ABSTRACT

THE long life of Edward Pococke covers nearly the whole of the seventeenth century and his career illustrates the early history of Arabic studies at Oxford. 1 His father, also named Edward, was vicar of Chieveley in Berkshire. He was born in Oxford and christened on 11 November 1604, at the church of St. Peter-in-the-East. His early education was at the grammar school of Thame, some fourteen miles from Oxford, which had been opened in 1570 by the executors of Lord Williams of Thame, an ambitious politician who died in 1559, president of the Council of the Marches. The headmaster in Pococke's time was Richard Boucher or Butcher (1561-1627), an Oxfordshire man who had been educated at Winchester and New College, with which foundations the school at Thame was connected.

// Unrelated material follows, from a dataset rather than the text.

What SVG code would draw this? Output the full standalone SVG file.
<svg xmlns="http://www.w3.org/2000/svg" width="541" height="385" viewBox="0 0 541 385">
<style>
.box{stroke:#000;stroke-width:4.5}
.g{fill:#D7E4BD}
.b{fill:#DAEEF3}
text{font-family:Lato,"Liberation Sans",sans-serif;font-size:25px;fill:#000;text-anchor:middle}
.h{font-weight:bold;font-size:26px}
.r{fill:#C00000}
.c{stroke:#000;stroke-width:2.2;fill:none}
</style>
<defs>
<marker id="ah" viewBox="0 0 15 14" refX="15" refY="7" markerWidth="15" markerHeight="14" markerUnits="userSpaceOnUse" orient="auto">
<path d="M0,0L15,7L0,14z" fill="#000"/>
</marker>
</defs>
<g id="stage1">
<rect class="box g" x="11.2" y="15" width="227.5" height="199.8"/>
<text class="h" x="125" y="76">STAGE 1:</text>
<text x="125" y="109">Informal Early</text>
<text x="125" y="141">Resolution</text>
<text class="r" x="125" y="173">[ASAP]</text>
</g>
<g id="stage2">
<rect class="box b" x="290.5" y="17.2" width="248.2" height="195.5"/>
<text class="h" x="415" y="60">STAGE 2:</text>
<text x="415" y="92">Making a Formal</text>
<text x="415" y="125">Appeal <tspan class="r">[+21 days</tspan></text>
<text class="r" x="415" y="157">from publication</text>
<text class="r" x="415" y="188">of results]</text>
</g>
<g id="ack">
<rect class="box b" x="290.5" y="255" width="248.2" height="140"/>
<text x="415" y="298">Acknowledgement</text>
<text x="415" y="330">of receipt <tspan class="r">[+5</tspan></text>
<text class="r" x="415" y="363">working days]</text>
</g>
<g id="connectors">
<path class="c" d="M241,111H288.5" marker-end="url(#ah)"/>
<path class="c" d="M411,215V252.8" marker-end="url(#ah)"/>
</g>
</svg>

Pococke's memories of his teacher were kindly; Twells describes him as "a Man of great Accuracy in Grammatical Learning, whose Skill and Industry the Doctor, even in his old Age, would often very gratefully remember". 2 The function of the school was mainly the teaching of Latin, in which the master was advised by the statutes to "follow as nearly as he can, the method of teaching which he will know to be served at Winchester in the School founded by Wykeham".3 Pococke may also have learnt Greek at school, although that language does not seem to have been prescribed by the statutes.